KOMPAS.com - Lama tak terdengar kabarnya, ternyata jelang pertengahan tahun 2013 persoalan bahan bakar minyak (BBM) kembali hangat dan menjadi bahan pembicaraan di dalam negeri.

Bagaimana tidak, masalah keterbatasan pasokan berikut tekanan defisit Indonesia ditengarai memaksa pemerintah untuk mengambil langkah pengamanan terkait bahan bakar premium dan solar. Parahnya, kemelut BBM ini dituding sebagai biang keladi dan ancaman bagi stabilitas peringkat Indonesia di mata investor. Terutama bila dikaitkan dengan penurunan peringkat negara RI oleh S&P baru-baru ini maupun peluang perubahan peringkat dari lembaga pemeringkat lainnya.

Salah satu solusi yang ramai diperbincangkan adalah rencana pemberlakuan dua harga atas harga bahan bakar idola masyarakat Indonesia itu oleh pemerintah. Beragam alternatif peluang harga baru pun marak mewarnai media. Mulai dari nominal kenaikan senilai Rp 1. 000 hingga Rp 2.000. Walaupun, kapan implementasi pemberlakuan dua harga itu akan benar-benar dilaksanakan belum dapat dipastikan secara jelas.

Otomatis sinyal peningkatan harga barang-barang kebutuhan sehari-hari menunjukkan kesiapan untuk berubah, termasuk transportasi. Meski, rencana perubahan harga BBM itu tidak akan mengganggu gugat keberadaan kendaraan roda dua dan angkutan umum. Kedua jenis fasilitas itu menyangkut rakyat kecil sehingga dipastikan harganya masih akan tetap sama. Mengingat pemerintah masih sangat concern terhadap beban dan tekanan hidup masyarakat yang kebanyakan merupakan kalangan bawah itu.

Dilema subsidi BBM
Memang tak dapat dimungkiri bahwa permasalahan seputar BBM bakal terus menghantui Indonesia ditengah perbedaan kepentingan antara beberapa pihak. Di satu sisi, masih banyak warga yang hidup di bawah garis kemiskinan. Imbas kenaikan harga pun sudah pasti akan semakin memperburuk kualitas kehidupan mereka.

Sedangkan di sisi lain, tekanan problema melebarnya defisit negara RI pun tak kalah mencemaskan. Apalagi berpeluang memberikan dampak negatif yang lebih luas pada perekonomian dalam negeri.

Berbagai cara pun telah dilakukan pemerintah Indonesia demi tuntaskan persoalan itu. Walaupun dalam implementasinya terindikasi terhadang banyak hal.

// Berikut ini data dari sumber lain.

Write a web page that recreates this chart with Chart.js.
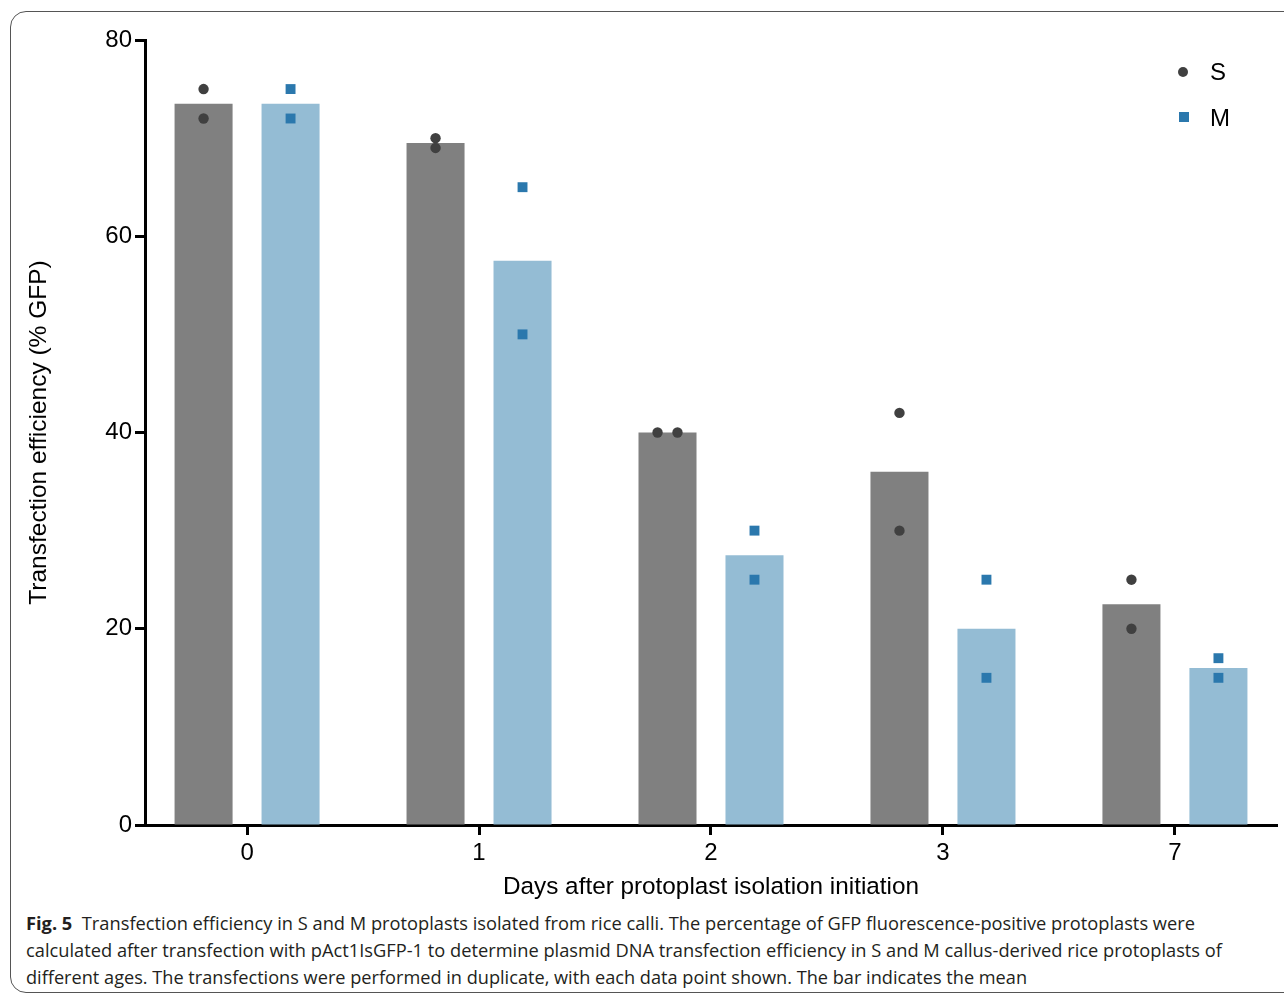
<!DOCTYPE html>
<html>
<head>
<meta charset="utf-8">
<script src="https://cdn.jsdelivr.net/npm/chart.js@4/dist/chart.umd.min.js"></script>
<style>
  html, body { margin: 0; padding: 0; background: #fff; }
  body { width: 1284px; height: 995px; position: relative; overflow: hidden; }
  #frame { position: absolute; left: 10px; top: 11px; width: 1300px; height: 982px;
           border: 1.5px solid #555; border-radius: 16px; box-sizing: border-box; }
  #chart { position: absolute; left: 0; top: 0; }
  .leg { position: absolute; font-family: "Liberation Sans", Arial, sans-serif; font-size: 24px; color: #000; line-height: 24px; }
  .mk { position: absolute; }
  #caption { position: absolute; left: 26px; top: 910px; font-family: "Open Sans", "Noto Sans", sans-serif;
             font-size: 18px; line-height: 27px; color: #231f20; white-space: nowrap; }
  #caption .ln { display: block; transform-origin: 0 50%; width: max-content; }
</style>
</head>
<body>
<div id="frame"></div>
<canvas id="chart" width="1284" height="905"></canvas>
<div class="mk" style="left:1178px; top:67px; width:10px; height:10px; border-radius:50%; background:#404040;"></div>
<div class="leg" style="left:1210px; top:60px;">S</div>
<div class="mk" style="left:1179px; top:112px; width:10px; height:10px; background:#2b78ad;"></div>
<div class="leg" style="left:1210px; top:106px;">M</div>
<div id="caption">
  <span class="ln" data-w="1169"><b>Fig. 5</b>&nbsp; Transfection efficiency in S and M protoplasts isolated from rice calli. The percentage of GFP fluorescence-positive protoplasts were</span>
  <span class="ln" data-w="1196">calculated after transfection with pAct1IsGFP-1 to determine plasmid DNA transfection efficiency in S and M callus-derived rice protoplasts of</span>
  <span class="ln" data-w="1001">different ages. The transfections were performed in duplicate, with each data point shown. The bar indicates the mean</span>
</div>
<script>
// ---- data ----
const dayLabels = ['0', '1', '2', '3', '7'];
const sMean = [73.5, 69.5, 40, 36, 22.5];
const mMean = [73.5, 57.5, 27.5, 20, 16];
const sRep1 = [75, 70, 40, 42, 25];
const sRep2 = [72, 69, 40, 30, 20];
const mRep1 = [75, 65, 30, 25, 17];
const mRep2 = [72, 50, 25, 15, 15];
const yTickValues = [0, 20, 40, 60, 80];

// ---- layout helpers ----
const categoryPct = 0.75;
const barPct = 0.667;
const groupOffset = categoryPct / 4;   // centre of each bar within the group
const jitter = 0.043;                  // horizontal spread for identical replicates

function barData(vals) { return vals.map((v, i) => ({ x: i, y: v })); }
function repData(r1, r2, side) {
  const pts = [];
  r1.forEach((v, i) => {
    const same = r1[i] === r2[i];
    const cx = i + side * groupOffset;
    pts.push({ x: cx - (same ? jitter : 0), y: r1[i] });
    pts.push({ x: cx + (same ? jitter : 0), y: r2[i] });
  });
  return pts;
}

const axisFont = { family: '"Liberation Sans", Arial, sans-serif', size: 24 };

new Chart(document.getElementById('chart'), {
  type: 'bar',
  data: {
    datasets: [
      { type: 'scatter', label: 'S', data: repData(sRep1, sRep2, -1), backgroundColor: '#404040', borderColor: '#404040',
        pointStyle: 'circle', pointRadius: 5.2, pointBorderWidth: 0, order: 0 },
      { type: 'scatter', label: 'M', data: repData(mRep1, mRep2, 1), backgroundColor: '#2b78ad', borderColor: '#2b78ad',
        pointStyle: 'rect', pointRadius: 7, pointBorderWidth: 0, order: 0 },
      { label: 'S mean', data: barData(sMean), backgroundColor: '#808080', categoryPercentage: categoryPct, barPercentage: barPct, order: 1 },
      { label: 'M mean', data: barData(mMean), backgroundColor: '#94bcd4', categoryPercentage: categoryPct, barPercentage: barPct, order: 1 }
    ]
  },
  options: {
    responsive: false,
    animation: false,
    devicePixelRatio: 1,
    layout: { padding: { left: 0, right: 7, top: 40, bottom: 0 } },
    plugins: { legend: { display: false }, tooltip: { enabled: false } },
    scales: {
      x: {
        type: 'linear',
        offset: false,
        min: -0.44, max: 4.44,
        afterFit: s => { s.height = 80; },
        afterBuildTicks: s => { s.ticks = dayLabels.map((_, i) => ({ value: i })); },
        ticks: { callback: v => dayLabels[v], font: axisFont, color: '#000', padding: 4, maxRotation: 0, autoSkip: false },
        grid: { offset: false, drawOnChartArea: false, drawTicks: true, tickLength: 10, tickWidth: 3, tickColor: '#000' },
        border: { display: true, color: '#000', width: 3 },
        title: { display: true, text: 'Days after protoplast isolation initiation', font: { family: '"Liberation Sans", Arial, sans-serif', size: 24.3 },
                 color: '#000', padding: { top: 0, bottom: 3 } }
      },
      y: {
        min: 0, max: 80,
        afterFit: s => { s.width = 145; },
        afterBuildTicks: s => { s.ticks = yTickValues.map(v => ({ value: v })); },
        ticks: { font: axisFont, color: '#000', padding: 3 },
        grid: { drawOnChartArea: false, drawTicks: true, tickLength: 10, tickWidth: 3, tickColor: '#000' },
        border: { display: true, color: '#000', width: 3 },
        title: { display: true, text: 'Transfection efficiency (% GFP)', font: { family: '"Liberation Sans", Arial, sans-serif', size: 24.5 },
                 color: '#000', padding: { top: 25, bottom: 0 } }
      }
    }
  }
});

// fit caption lines to their widths in the reference
document.querySelectorAll('#caption .ln').forEach(el => {
  const w = el.getBoundingClientRect().width;
  const target = parseFloat(el.dataset.w);
  el.style.transform = 'scaleX(' + (target / w).toFixed(4) + ')';
});
</script>
</body>
</html>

Sebut saja luasnya cakupan wilayah negara RI yang berbentuk kepulauan berikut panjangnya hieraki pada internal pemerintahan Indonesia yang ditengarai menjadi salah satu penyebab ‘seretnya’ pencarian solusi terbaik atas persoalan BBM di dalam negeri.

Menelusuri problema BBM, ada baiknya memahami benar mengenai faktor demand and supply kebutuhan bahan bakar minyak domestik. Karena sesungguhnya, apabila ditinjau dari segi kepemilikan sumber BBM, Indonesia sebenarnya mempunyai area sumber yang memadai.

Bahkan diperkirakan tersebar di berbagai pelosok Nusantara. Belum lagi dengan kekayaan sumber-sumber mineral lainnya, yang tidak hanya berupa minyak dan gas alam di tengah kecemasan bahwa energi tidak terbarukan itu akan terus berkurang jumlahnya dari waktu ke waktu.

Namun demikian, kurang maksimalnya penggunaan sumber-sumber tersebut serta lemahnya dukungan fasilitas infrastruktur berpotensi menghalanginya. Terlebih persepsi lebih gampang dan mudah jika langsung membeli dari pihak luar dibandingkan dengan memprosesnya sendiri menjadi ‘penggoda’ utama para pelaku usaha bidang pertambangan Nusantara.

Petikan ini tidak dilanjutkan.